As Canadian home prices rose from 2014 to 2017, many households tapped the growing value in their homes for other spending, according to study by Bank of Canada economists.

About two million households used home equity lines of credit (HELOCs), but another 380,000 got mortgage financing to raise equity, taking advantage of interest rates that fell in 2015, the researchers say in an analysis released Friday.

That led to an increase of 0.5 per cent in GDP annually because of increased spending, proving the importance of home values to boost consumption and renovation spending, according to researcher Anson Ho.

“Total equity extraction peaked at $89 billion in 2017. Of this, $49 billion was through HELOCs and $40 billion through mortgage refinancing,” the study found.

It’s generally been a good thing for the economy. Household spending would have been materially lower without equity extraction, the researchers say.

Where the money goes

About 25 per cent of the spending went to home renovations and another quarter went to consumption of other big-ticket items, including cars and furniture.
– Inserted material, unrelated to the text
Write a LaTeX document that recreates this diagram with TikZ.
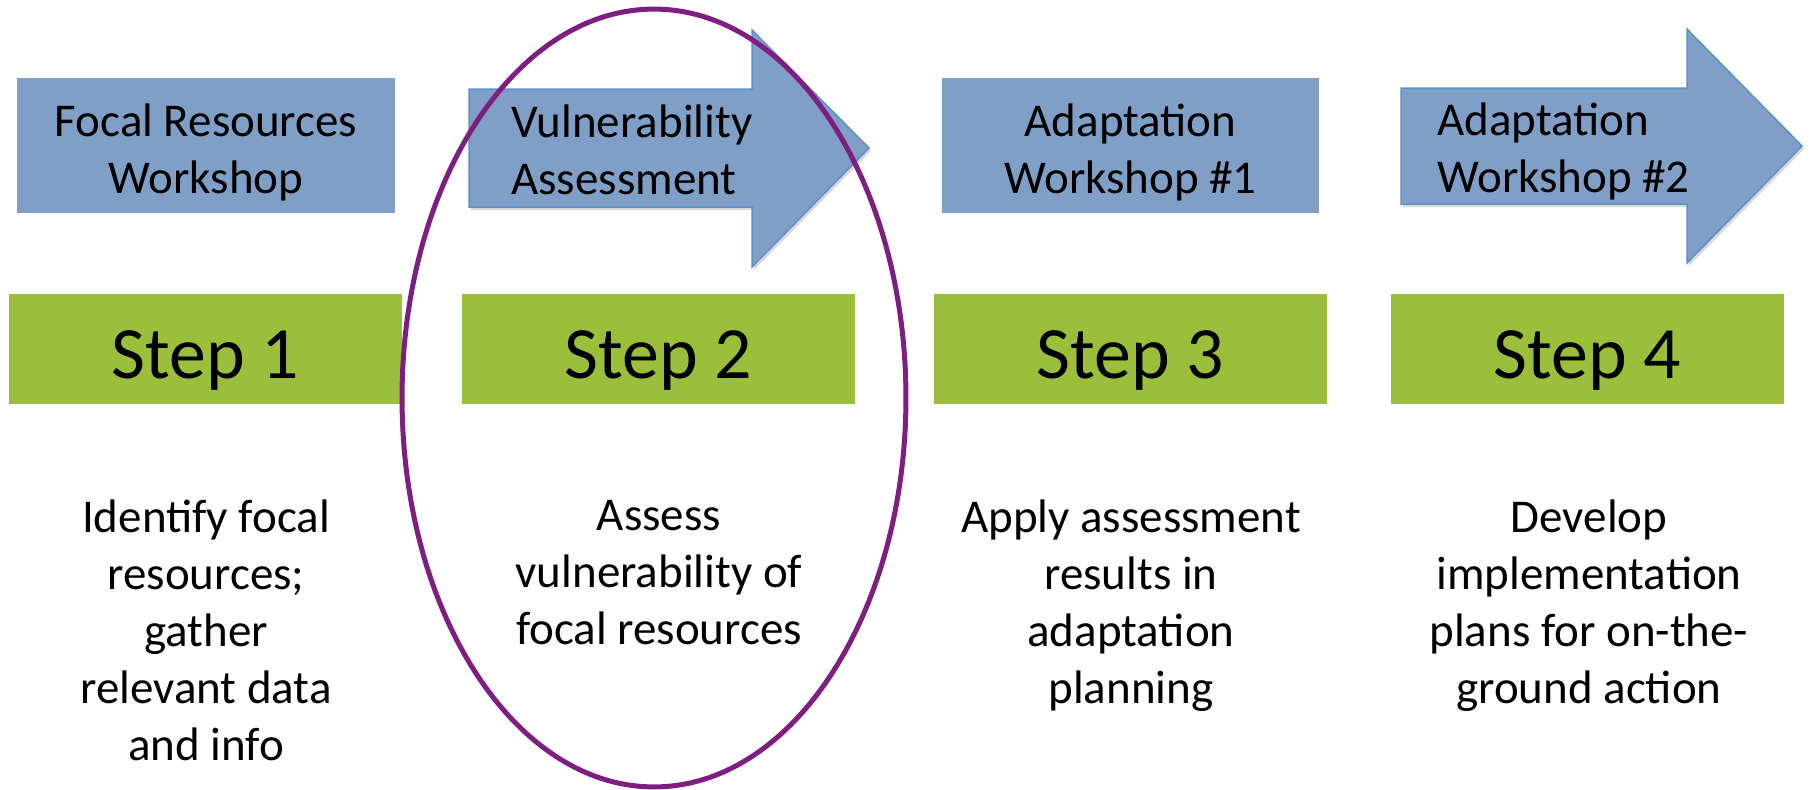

Only about 28 per cent went to debt consolidation, with another 22 per cent going to investments.

The study found household spending tends to rise with home prices. Canadians find it easier to borrow against their homes as values rise.

In 2017, household spending jumped 3.5 per cent, while house prices rose an average of 13 per cent across the country.

Starting in 2015, Albertans were big on tapping HELOCs and refinancing mortgages to tide them over the drop in oil prices.

Conversely, house prices stalled or fell in 2018 and stock markets stumbled. That led to a decline in consumer spending and in borrowing against homes. That could have had a negative impact of 0.1 per cent on the GDP, the researchers found.

“If this collateral effect is strong, it could leave the economy more vulnerable to adverse events, such as a large decline in house prices,” the study said.